Illegal KMS server appears on the Internet - [briefly]
06:07 AM EST - Dec,04 2006 - post a comment

Josh over at WindowsConnected reports that an illegal Key Management Service (KMS) server has popped:
The business launch of Windows Vista is only a few days behind us and already the attempts to pirate Windows Vista are underway. Recently I stumbled on news of a rogue KMS servers that has appeared on the internet with information on how to activate a copy of Windows Vista VL against the server. Once activated your illegal copy of Windows Vista will be good for 180 days before it needs to talk to the KMS server again.

KMS, which stands for Key Management Service, is part of the Volume Activation 2.0 scheme to protect Windows Vista and Longhorn Server from piracy.

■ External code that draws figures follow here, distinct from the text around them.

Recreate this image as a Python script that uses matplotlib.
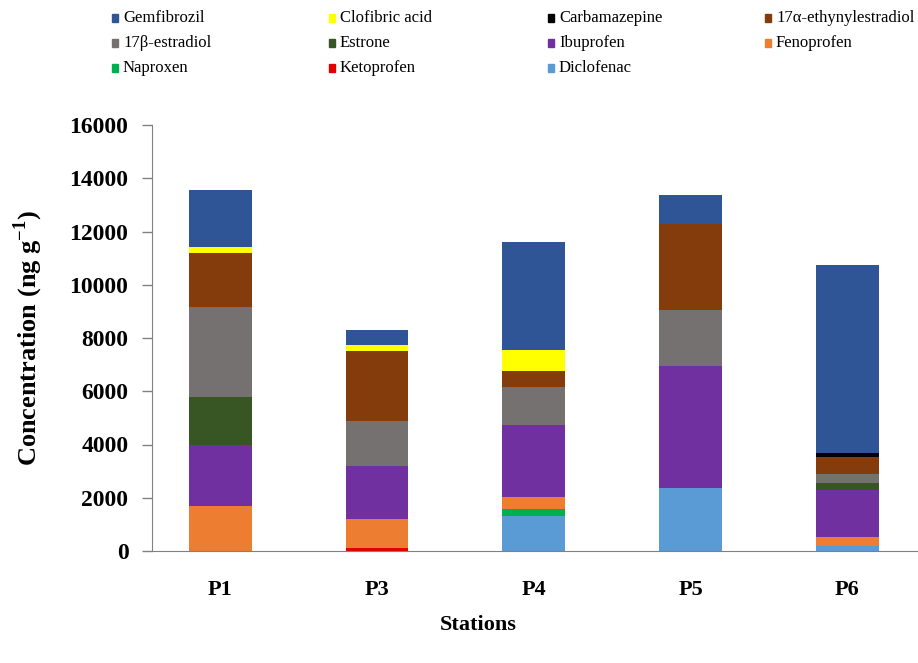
import matplotlib
matplotlib.use('Agg')
import matplotlib.pyplot as plt
from matplotlib.patches import Rectangle
import numpy as np

plt.rcParams['font.family'] = ['Liberation Serif', 'DejaVu Serif']
plt.rcParams['mathtext.fontset'] = 'custom'
plt.rcParams['mathtext.rm'] = 'Liberation Serif:bold'
plt.rcParams['mathtext.bf'] = 'Liberation Serif:bold'

stations = ['P1', 'P3', 'P4', 'P5', 'P6']

# stacked bottom -> top
compounds = ['Diclofenac', 'Ketoprofen', 'Naproxen', 'Fenoprofen', 'Ibuprofen', 'Estrone',
             '17\u03b2-estradiol', '17\u03b1-ethynylestradiol', 'Carbamazepine', 'Clofibric acid', 'Gemfibrozil']
colors = ['#5B9BD5', '#E00000', '#00B050', '#ED7D31', '#7030A0', '#375623',
          '#767171', '#843C0C', '#000000', '#FFFF00', '#2F5597']

diclofenac = [0, 0, 1330, 2370, 200]
ketoprofen = [0, 100, 0, 0, 0]
naproxen = [0, 0, 250, 0, 0]
fenoprofen = [1700, 1100, 450, 0, 330]
ibuprofen = [2300, 2000, 2710, 4590, 1750]
estrone = [1800, 0, 0, 0, 280]
estradiol = [3350, 1680, 1410, 2100, 350]
ethynylestradiol = [2060, 2625, 620, 3225, 625]
carbamazepine = [0, 0, 0, 0, 150]
clofibric = [190, 250, 780, 0, 0]
gemfibrozil = [2150, 560, 4040, 1090, 7050]

series = [diclofenac, ketoprofen, naproxen, fenoprofen, ibuprofen, estrone,
          estradiol, ethynylestradiol, carbamazepine, clofibric, gemfibrozil]

fig = plt.figure(figsize=(9.18, 6.63), dpi=100)
ax = fig.add_axes([152/918, 1-551/663, 1-152/918, (551-125)/663])

x = np.arange(len(stations))
bottom = np.zeros(len(stations))
for vals, col in zip(series, colors):
    ax.bar(x, vals, 0.4, bottom=bottom, color=col, linewidth=0)
    bottom += np.array(vals)

ax.set_xlim(-0.435, 4.45)
ax.set_ylim(0, 16000)
ax.set_yticks(range(0, 16001, 2000))
ax.set_xticks(x)
ax.set_xticklabels(stations, fontsize=16, fontweight='bold')
for t in ax.get_yticklabels():
    t.set_fontsize(17)
    t.set_fontweight('bold')
ax.tick_params(axis='x', length=0, pad=21)
ax.tick_params(axis='y', length=7, width=1, color='#808080', pad=10, direction='out')
for s in ['top', 'right']:
    ax.spines[s].set_visible(False)
ax.spines['left'].set_color('#808080')
ax.spines['bottom'].set_color('#808080')

fig.text(478/918, 1-625/663, 'Stations', fontsize=16, fontweight='bold', ha='center', va='center')
fig.text(28/918, 1-338/663, r'Concentration (ng g$^{\mathbf{-1}}$)', fontsize=19, fontweight='bold',
         rotation=90, ha='center', va='center')

# legend laid out in rows like the original
legend_rows = [['Gemfibrozil', 'Clofibric acid', 'Carbamazepine', '17\u03b1-ethynylestradiol'],
               ['17\u03b2-estradiol', 'Estrone', 'Ibuprofen', 'Fenoprofen'],
               ['Naproxen', 'Ketoprofen', 'Diclofenac']]
col_x = [115, 332, 551, 768]
row_y = [18, 43, 68]
for r, row in enumerate(legend_rows):
    for c, name in enumerate(row):
        col = colors[compounds.index(name)]
        fig.patches.append(Rectangle(((col_x[c]-3)/918, 1-(row_y[r]+4)/663), 6/918, 8/663,
                                     transform=fig.transFigure, color=col))
        fig.text((col_x[c]+8)/918, 1-row_y[r]/663, name, fontsize=12, ha='left', va='center')

fig.savefig('out.png', dpi=100)
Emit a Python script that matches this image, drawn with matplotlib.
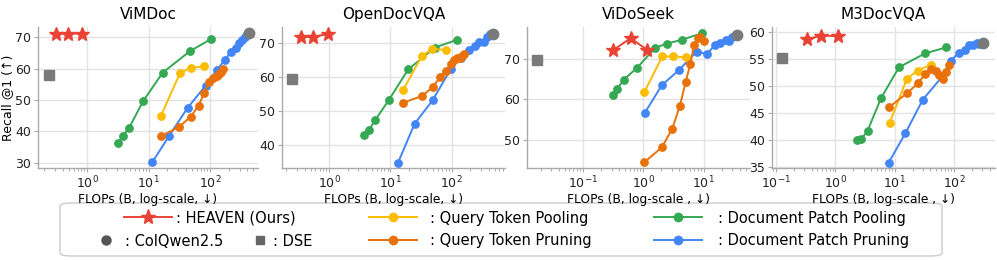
import matplotlib
matplotlib.use('Agg')
import matplotlib.pyplot as plt
from matplotlib.lines import Line2D
from matplotlib.patches import FancyBboxPatch
from matplotlib.ticker import LogLocator, NullFormatter, FixedLocator

plt.rcParams['font.family'] = ['DejaVu Sans']

# ---------------- data ----------------
titles = ['ViMDoc', 'OpenDocVQA', 'ViDoSeek', 'M3DocVQA']

vimdoc_heaven_x = [0.31, 0.49, 0.83]
vimdoc_heaven_y = [71.1, 71.2, 71.2]
vimdoc_colqwen = [425, 71.3]
vimdoc_dse = [0.24, 57.9]
vimdoc_qpool_x = [15.8, 32.1, 47.9, 79.5]
vimdoc_qpool_y = [45.0, 58.5, 60.3, 60.7]
vimdoc_qprune_x = [15.8, 31.3, 47.9, 64.7, 79, 95.3, 112, 127, 138, 150, 159]
vimdoc_qprune_y = [38.5, 41.4, 44.7, 48.1, 52.2, 55.6, 57.1, 57.6, 58.2, 58.8, 59.8]
vimdoc_dpool_x = [3.19, 3.76, 4.82, 8.14, 16.8, 46.8, 104]
vimdoc_dpool_y = [36.4, 38.4, 41.2, 49.7, 58.7, 65.6, 69.5]
vimdoc_dprune_x = [11.4, 21.5, 42.8, 84, 127, 171, 214, 259, 296, 331, 372, 400]
vimdoc_dprune_y = [30.1, 38.6, 47.5, 54.6, 59.5, 62.7, 65.2, 66.6, 68.3, 69.1, 70.2, 71.0]

open_heaven_x = [0.345, 0.55, 0.96]
open_heaven_y = [71.7, 71.7, 72.6]
open_colqwen = [478, 72.7]
open_dse = [0.25, 59.5]
open_qpool_x = [16.2, 32.4, 48.2, 80.7]
open_qpool_y = [56.2, 66.1, 68.2, 67.9]
open_qprune_x = [16.2, 32.4, 48.9, 64.5, 80.7, 96.3, 110, 123, 137, 148, 159]
open_qprune_y = [52.5, 54.4, 57.0, 59.9, 61.8, 63.9, 64.9, 65.4, 65.6, 66.0, 66.7]
open_dpool_x = [3.73, 4.4, 5.65, 9.55, 19.5, 53.3, 120]
open_dpool_y = [43.1, 44.4, 47.4, 53.4, 62.2, 68.6, 70.8]
open_dprune_x = [13.3, 24.8, 48.9, 97.5, 140, 191, 240, 282, 341, 380, 427]
open_dprune_y = [34.9, 46.3, 53.2, 62.4, 65.6, 67.9, 69.1, 70.1, 70.2, 71.7, 72.5]

vido_heaven_x = [0.318, 0.62, 1.18]
vido_heaven_y = [72.2, 75.1, 72.2]
vido_colqwen = [36.3, 75.8]
vido_dse = [0.0177, 69.7]
vido_qpool_x = [1.04, 2.07, 3.07, 5.05]
vido_qpool_y = [61.7, 70.6, 70.6, 70.4]
vido_qprune_x = [1.04, 2.04, 3.03, 4.06, 5.05, 6.03, 7.0, 7.95, 8.7, 10.2]
vido_qprune_y = [44.4, 48.1, 52.7, 58.4, 64.2, 68.7, 73.5, 75.3, 75.4, 74.4]
vido_dpool_x = [0.318, 0.37, 0.48, 0.78, 1.58, 2.44, 4.33, 9.5]
vido_dpool_y = [61.1, 62.6, 64.9, 67.7, 72.7, 73.8, 74.7, 76.4]
vido_dprune_x = [1.07, 2.04, 3.96, 7.7, 11.5, 15.5, 19.1, 23.3, 26.8, 29.7, 33.2]
vido_dprune_y = [56.7, 63.5, 67.3, 71.8, 71.2, 73.5, 74.0, 74.7, 74.5, 75.4, 75.7]

m3_heaven_x = [0.333, 0.58, 1.11]
m3_heaven_y = [58.7, 59.4, 59.3]
m3_colqwen = [306, 58.1]
m3_dse = [0.126, 55.3]
m3_qpool_x = [8.2, 16.1, 24.6, 40.6]
m3_qpool_y = [43.1, 51.4, 52.9, 54.0]
m3_qprune_x = [8.1, 16.3, 24.6, 32.3, 40.7, 48.8, 56.4, 64.2, 74, 81.9]
m3_qprune_y = [46.1, 48.7, 50.5, 52.2, 53.2, 52.9, 52.1, 51.4, 52.6, 54.0]
m3_dpool_x = [2.32, 2.74, 3.5, 5.87, 11.8, 32.7, 74]
m3_dpool_y = [39.9, 40.1, 41.7, 47.7, 53.5, 56.1, 57.2]
m3_dprune_x = [7.9, 15.1, 29.9, 62.5, 89, 119, 152, 180, 210, 240, 268]
m3_dprune_y = [35.7, 41.2, 47.5, 51.7, 54.7, 56.2, 56.7, 57.6, 57.7, 58.0, 57.8]

yticks_list = [[30, 40, 50, 60, 70], [40, 50, 60, 70], [50, 60, 70], [35, 40, 45, 50, 55, 60]]
xmajor_list = [[1, 10, 100], [1, 10, 100], [0.1, 1, 10], [0.1, 1, 10, 100]]
xlabels = ['FLOPs (B, log-scale, ↓)', 'FLOPs (B, log-scale, ↓)',
           'FLOPs (B, log-scale , ↓)', 'FLOPs (B, log-scale , ↓)']

# ---------------- style ----------------
RED = '#EA4335'
YEL = '#FBBC04'
ORA = '#E8710A'
GRN = '#34A853'
BLU = '#4285F4'
GRAY = '#7a7a7a'

W, H = 997, 260
fig = plt.figure(figsize=(W / 100, H / 100), dpi=100)

ax_px = [(38, 258), (282, 505), (527, 750), (772, 995)]
xlim_exp = [(-0.80, 2.776), (-0.768, 2.87), (-1.924, 1.77), (-1.066, 2.69)]
ylims = [(28.3, 73.3), (33.4, 74.6), (43.0, 77.9), (34.75, 61.0)]
top_px, bot_px = 27, 168

datasets = [
    (vimdoc_heaven_x, vimdoc_heaven_y, vimdoc_colqwen, vimdoc_dse, vimdoc_qpool_x, vimdoc_qpool_y,
     vimdoc_qprune_x, vimdoc_qprune_y, vimdoc_dpool_x, vimdoc_dpool_y, vimdoc_dprune_x, vimdoc_dprune_y),
    (open_heaven_x, open_heaven_y, open_colqwen, open_dse, open_qpool_x, open_qpool_y,
     open_qprune_x, open_qprune_y, open_dpool_x, open_dpool_y, open_dprune_x, open_dprune_y),
    (vido_heaven_x, vido_heaven_y, vido_colqwen, vido_dse, vido_qpool_x, vido_qpool_y,
     vido_qprune_x, vido_qprune_y, vido_dpool_x, vido_dpool_y, vido_dprune_x, vido_dprune_y),
    (m3_heaven_x, m3_heaven_y, m3_colqwen, m3_dse, m3_qpool_x, m3_qpool_y,
     m3_qprune_x, m3_qprune_y, m3_dpool_x, m3_dpool_y, m3_dprune_x, m3_dprune_y),
]

lw = 1.4
ms = 5.3
for i, d in enumerate(datasets):
    (hx, hy, cq, dse, qpx, qpy, qrx, qry, dpx, dpy, drx, dry) = d
    l, r = ax_px[i]
    ax = fig.add_axes([l / W, 1 - bot_px / H, (r - l) / W, (bot_px - top_px) / H])
    ax.set_xscale('log')
    ax.set_xlim(10 ** xlim_exp[i][0], 10 ** xlim_exp[i][1])
    ax.set_ylim(*ylims[i])

    ax.plot(dpx, dpy, '-o', color=GRN, lw=lw, ms=ms, zorder=3)
    ax.plot(drx, dry, '-o', color=BLU, lw=lw, ms=ms, zorder=3)
    ax.plot(qpx, qpy, '-o', color=YEL, lw=lw, ms=ms, zorder=4)
    ax.plot(qrx, qry, '-o', color=ORA, lw=lw, ms=ms, zorder=4)
    ax.plot(hx, hy, '-*', color=RED, lw=lw, ms=10, zorder=5)
    ax.plot([cq[0]], [cq[1]], 'o', color=GRAY, ms=7.5, zorder=6, clip_on=False)
    ax.plot([dse[0]], [dse[1]], 's', color=GRAY, ms=6.5, zorder=6)

    ax.xaxis.set_major_locator(FixedLocator(xmajor_list[i]))
    ax.xaxis.set_minor_locator(LogLocator(base=10, subs=range(2, 10), numticks=20))
    ax.xaxis.set_minor_formatter(NullFormatter())
    ax.set_yticks(yticks_list[i])

    ax.grid(True, which='major', color='#e3e3e3', lw=1.0, zorder=0)
    ax.set_axisbelow(True)
    for s in ['top', 'right']:
        ax.spines[s].set_visible(False)
    for s in ['left', 'bottom']:
        ax.spines[s].set_color('#aaaaaa')
        ax.spines[s].set_linewidth(1.0)
    ax.tick_params(axis='both', which='major', labelsize=9, length=3, width=0.8,
                   color='#aaaaaa', pad=2, labelcolor='#222222')
    ax.tick_params(axis='x', which='minor', length=2.5, width=0.7, color='#aaaaaa')

    ax.set_title(titles[i], fontsize=11, pad=6)
    ax.set_xlabel(xlabels[i], fontsize=8.8, labelpad=1)
    if i == 0:
        ax.set_ylabel('Recall @1 (↑)', fontsize=9, labelpad=1)

# ---------------- legend ----------------
leg_font = {'family': ['DejaVu Sans'], 'size': 10.5}

h_heaven = Line2D([], [], color=RED, marker='*', ms=11, lw=lw)
h_colqwen = Line2D([], [], color='#555555', marker='o', ls='none', ms=6.5)
h_dse = Line2D([], [], color='#666666', marker='s', ls='none', ms=5.5)
h_qpool = Line2D([], [], color=YEL, marker='o', ms=6, lw=lw)
h_qprune = Line2D([], [], color=ORA, marker='o', ms=6, lw=lw)
h_dpool = Line2D([], [], color=GRN, marker='o', ms=6, lw=lw)
h_dprune = Line2D([], [], color=BLU, marker='o', ms=6, lw=lw)

row1, row2 = 218, 241


def put_entry(handle, label, x_px, y_px, hl, pad=0.3):
    lg = fig.legend([handle], [label], loc='center left',
                    bbox_to_anchor=(x_px / W, 1 - y_px / H), frameon=False,
                    borderpad=0, borderaxespad=0, handlelength=hl, handletextpad=pad,
                    prop=leg_font)
    return lg


put_entry(h_heaven, ': HEAVEN (Ours)', 124, row1, 3.3)
put_entry(h_colqwen, ': ColQwen2.5', 100, row2, 0.8, 0.9)
put_entry(h_dse, ': DSE', 254, row2, 0.8, 0.5)
put_entry(h_qpool, ': Query Token Pooling', 369, row1, 3.3, 0.9)
put_entry(h_qprune, ': Query Token Pruning', 369, row2, 3.3, 0.9)
put_entry(h_dpool, ': Document Patch Pooling', 654, row1, 3.3, 1.1)
put_entry(h_dprune, ': Document Patch Pruning', 654, row2, 3.3, 1.1)

box = FancyBboxPatch((60 / W, 1 - 256 / H), (942 - 60) / W, (256 - 203) / H,
                     boxstyle='round,pad=0,rounding_size=0.012', transform=fig.transFigure,
                     facecolor='white', edgecolor='#cccccc', lw=1.0, zorder=-1)
fig.patches.append(box)

fig.savefig('out.png', dpi=100)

As part of your license agreement with Microsoft you agree to not bring up a KMS server on the public internet. This server is a clear violation of that agreement, which I doubt they had.

To complicate matters this server appears to be setup somewhere in China. Which I assume would make things a little difficult for Microsoft from both a political and technical standpoint. The domain name which is registered to Shenzhen COMEXE Communication Technology Co. Ltd. has a history of shady activity. It was a domain name that a variant of a recent zero-day bug in word was trying to communicate with. Coincidence? Unlikely!
Well, Vista will be pirated to the same extent as XP, without question. The issue at hand is the leaked keys. It's simply not possible for any corporation of size to keep all of their keys under wraps, and if Microsoft thinks that corporations are going to jump through a lot of hoops to re-key a large number of machines because of one disgruntled employee, they are kidding themselves. They already aren't terribly popular with IT departments that now MUST put up dedicated resources, time and personnel just to bow to Microsoft volume licensing demands. If Microsoft then comes back and says "you have to re-key five thousand workstations because the key was leaked and we're disabling them", I'm guessing the response won't be terribly friendly.